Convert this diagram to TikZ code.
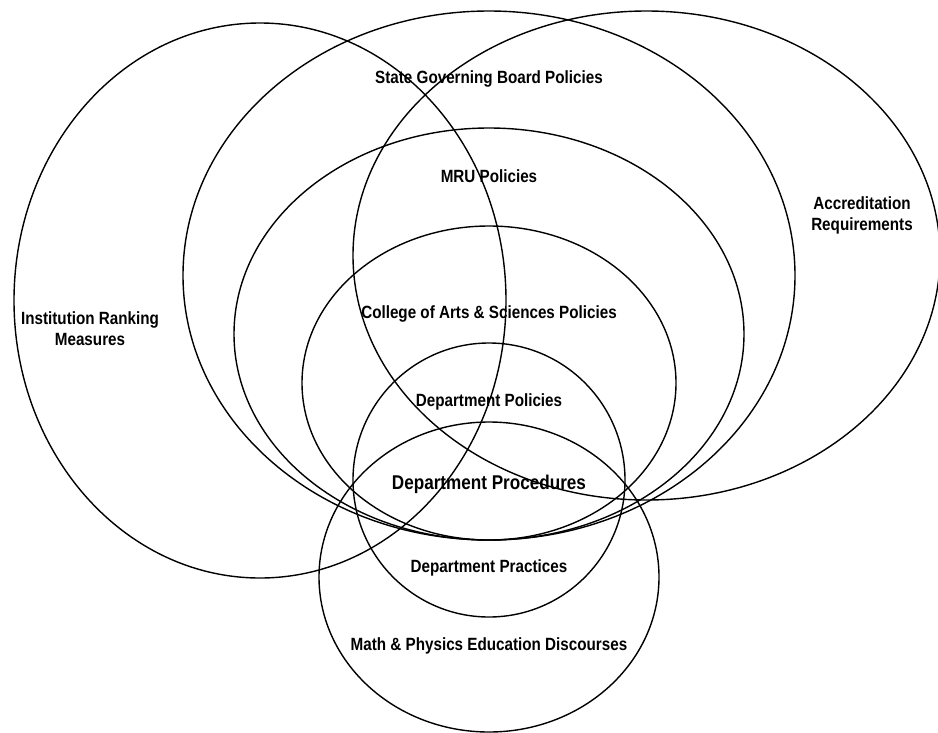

* * *

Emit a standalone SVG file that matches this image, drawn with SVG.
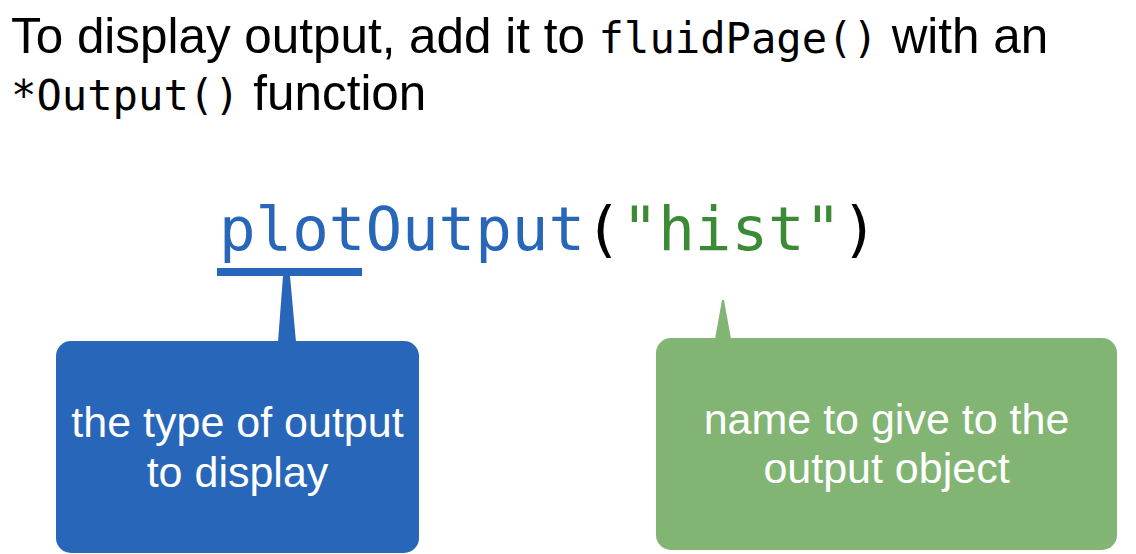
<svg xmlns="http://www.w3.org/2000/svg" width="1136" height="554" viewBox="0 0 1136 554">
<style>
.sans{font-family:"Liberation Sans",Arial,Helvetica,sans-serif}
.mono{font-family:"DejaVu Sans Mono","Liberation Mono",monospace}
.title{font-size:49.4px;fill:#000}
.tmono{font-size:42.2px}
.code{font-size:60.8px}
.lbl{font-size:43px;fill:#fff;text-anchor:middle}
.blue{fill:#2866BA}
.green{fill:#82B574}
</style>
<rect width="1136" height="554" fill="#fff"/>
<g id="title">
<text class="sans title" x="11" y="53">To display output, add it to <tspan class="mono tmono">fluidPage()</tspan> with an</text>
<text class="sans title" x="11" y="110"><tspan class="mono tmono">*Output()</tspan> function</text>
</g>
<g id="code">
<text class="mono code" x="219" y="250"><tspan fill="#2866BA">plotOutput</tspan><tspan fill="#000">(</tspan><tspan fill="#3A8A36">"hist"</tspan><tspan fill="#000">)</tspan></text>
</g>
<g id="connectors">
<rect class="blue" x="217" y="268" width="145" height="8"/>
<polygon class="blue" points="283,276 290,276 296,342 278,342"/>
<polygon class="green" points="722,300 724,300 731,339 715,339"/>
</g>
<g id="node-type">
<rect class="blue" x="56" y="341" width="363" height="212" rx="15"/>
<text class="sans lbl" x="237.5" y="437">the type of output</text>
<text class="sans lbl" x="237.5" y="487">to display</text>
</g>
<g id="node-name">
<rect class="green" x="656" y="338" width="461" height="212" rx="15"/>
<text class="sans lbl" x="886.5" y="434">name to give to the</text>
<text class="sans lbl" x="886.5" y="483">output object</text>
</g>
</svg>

▶ **Exercise aim**
In the records, locate each line holding the string "this" and copy it.

▶ **Exercise solution**
Convert this diagram to TikZ code.
Emit a standalone SVG file that matches this image, drawn with SVG.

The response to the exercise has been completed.